There are many variations in the preparation of tripe, due to the fact that every family, village and town in Italy has its own tradition.
I propose my version which is easy to prepare with ingredients easy to find.
- 2 pounds tripe
- 1/2 cup white vinegar
- ¼ cup extra virgin olive oil
- 1 onion, thinly sliced
- 2 cloves garlic, coarsely chopped
- 5 tomatoes chopped or
2 (28-ounce) cans peeled whole tomatoes, crushed by hand and juices reserved
- 1 hot green pepper cut into strips (optional)
- few sprigs of parsley
- salt and pepper to taste
- 1/2 cup Pecorino Romano or Parmigiano-Reggiano, freshly grated
In a large pot combine the tripe, vinegar and enough water to cover the tripe by 2 inches.
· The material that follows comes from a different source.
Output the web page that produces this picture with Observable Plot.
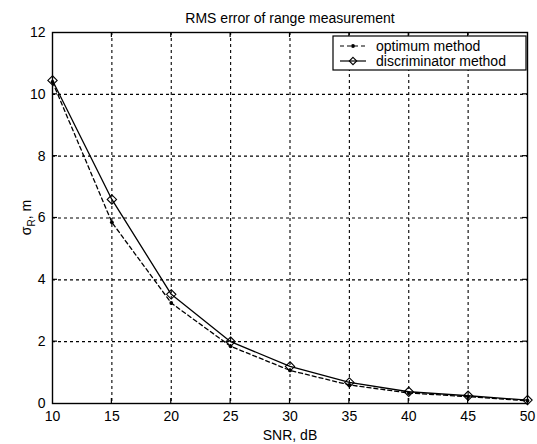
<!DOCTYPE html>
<html>
<head>
<meta charset="utf-8">
<script src="https://cdn.jsdelivr.net/npm/d3@7"></script>
<script src="https://cdn.jsdelivr.net/npm/@observablehq/plot@0.6"></script>
<style>
  html, body { margin: 0; padding: 0; background: #fff; }
  svg { display: block; }
</style>
</head>
<body>
<div id="chart"></div>
<script>
const snr = [10, 15, 20, 25, 30, 35, 40, 45, 50];
const optimum = [10.4, 5.86, 3.25, 1.85, 1.07, 0.6, 0.34, 0.22, 0.09];
const discriminator = [10.45, 6.6, 3.53, 2.0, 1.2, 0.68, 0.38, 0.25, 0.11];
const xTicks = [10, 15, 20, 25, 30, 35, 40, 45, 50];
const yTicks = [0, 2, 4, 6, 8, 10, 12];
const title = "RMS error of range measurement";
const seriesNames = ["optimum method", "discriminator method"];

const optData = snr.map((x, i) => ({x, y: optimum[i]}));
const discData = snr.map((x, i) => ({x, y: discriminator[i]}));

const font = "Liberation Sans, Arial, sans-serif";

const chart = Plot.plot({
  width: 537,
  height: 444,
  marginLeft: 52,
  marginRight: 10,
  marginTop: 32,
  marginBottom: 41,
  style: {fontFamily: font, fontSize: "14px", color: "#000", background: "#fff"},
  x: {domain: [10, 50], ticks: xTicks},
  y: {domain: [0, 12], ticks: yTicks},
  marks: [
    Plot.gridX(xTicks.slice(1, -1), {stroke: "#000", strokeOpacity: 1, strokeWidth: 1.1, strokeDasharray: "3,3"}),
    Plot.gridY(yTicks.slice(1, -1), {stroke: "#000", strokeOpacity: 1, strokeWidth: 1.1, strokeDasharray: "3,3"}),
    Plot.axisX(xTicks, {tickSize: 0, tickPadding: 8, label: "SNR, dB", labelArrow: "none", labelAnchor: "center", labelOffset: 36, fontSize: 14}),
    Plot.axisY(yTicks, {tickSize: 0, tickPadding: 7, label: null, fontSize: 14}),
    Plot.frame({stroke: "#000", strokeWidth: 1.4}),
    Plot.line(optData, {x: "x", y: "y", stroke: "#000", strokeWidth: 1.3, strokeDasharray: "4,3"}),
    Plot.dot(optData, {x: "x", y: "y", r: 1.9, fill: "#000"}),
    Plot.line(discData, {x: "x", y: "y", stroke: "#000", strokeWidth: 1.3}),
    Plot.dot(discData, {x: "x", y: "y", symbol: "diamond2", r: 4.2, stroke: "#000", strokeWidth: 1.1, fill: "none"}),
    Plot.text([title], {frameAnchor: "top", dy: -19, fontSize: 14, fill: "#000"})
  ]
});

document.getElementById("chart").appendChild(chart);

const svg = d3.select(chart);
const xs = chart.scale("x");
const ys = chart.scale("y");
const x0 = xs.apply(10), x1 = xs.apply(50);
const y0 = ys.apply(0), y1 = ys.apply(12);

// inward ticks
const tg = svg.append("g").attr("stroke", "#000").attr("stroke-width", 1.2);
xTicks.slice(1, -1).forEach(v => {
  const px = xs.apply(v);
  tg.append("line").attr("x1", px).attr("x2", px).attr("y1", y0).attr("y2", y0 - 5);
  tg.append("line").attr("x1", px).attr("x2", px).attr("y1", y1).attr("y2", y1 + 5);
});
yTicks.slice(1, -1).forEach(v => {
  const py = ys.apply(v);
  tg.append("line").attr("x1", x0).attr("x2", x0 + 5).attr("y1", py).attr("y2", py);
  tg.append("line").attr("x1", x1).attr("x2", x1 - 5).attr("y1", py).attr("y2", py);
});

// y label with subscript
const yl = svg.append("text")
  .attr("transform", `translate(31,${ys.apply(6)}) rotate(-90)`)
  .attr("text-anchor", "middle")
  .attr("font-family", font)
  .attr("font-size", 14)
  .attr("fill", "#000");
yl.append("tspan").text("σ");
yl.append("tspan").attr("font-size", 10).attr("dy", 4).text("R");
yl.append("tspan").attr("dy", -4).text(", m");

// legend
const lg = svg.append("g").attr("font-family", font).attr("font-size", 14).attr("text-anchor", "start");
const lx = 333, ly = 36, lw = 193, lh = 34;
lg.append("rect").attr("x", lx).attr("y", ly).attr("width", lw).attr("height", lh)
  .attr("fill", "#fff").attr("stroke", "#000").attr("stroke-width", 1.2);
const rows = [ly + 10, ly + 25];
lg.append("line").attr("x1", lx + 7).attr("x2", lx + 33).attr("y1", rows[0]).attr("y2", rows[0])
  .attr("stroke", "#000").attr("stroke-width", 1.2).attr("stroke-dasharray", "4,3");
lg.append("circle").attr("cx", lx + 20).attr("cy", rows[0]).attr("r", 1.9).attr("fill", "#000");
lg.append("line").attr("x1", lx + 7).attr("x2", lx + 33).attr("y1", rows[1]).attr("y2", rows[1])
  .attr("stroke", "#000").attr("stroke-width", 1.2);
lg.append("path").attr("d", d3.symbol(d3.symbolDiamond2, 4.2 * 4.2 * 2)())
  .attr("transform", `translate(${lx + 20},${rows[1]})`)
  .attr("fill", "none").attr("stroke", "#000").attr("stroke-width", 1.1);
seriesNames.forEach((name, i) => {
  lg.append("text").attr("x", lx + 43).attr("y", rows[i]).attr("dy", "0.35em")
    .attr("text-anchor", "start").attr("fill", "#000").text(name);
});
</script>
</body>
</html>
Bring to a boil reduce to a simmer and cook until the tripe is very tender, about 1 to 1 1/2 hours. Drain the tripe and allow to cool. Slice the tripe into 1-inch strips.
In a skillet, heat the olive oil. Add the onion, garlic and cook until golden. Add the tomatoes, tripe, green pepper and parsley.
Bring to a boil, reduce to a simmer and cook, covered, for 30 minutes. Adjust salt and pepper.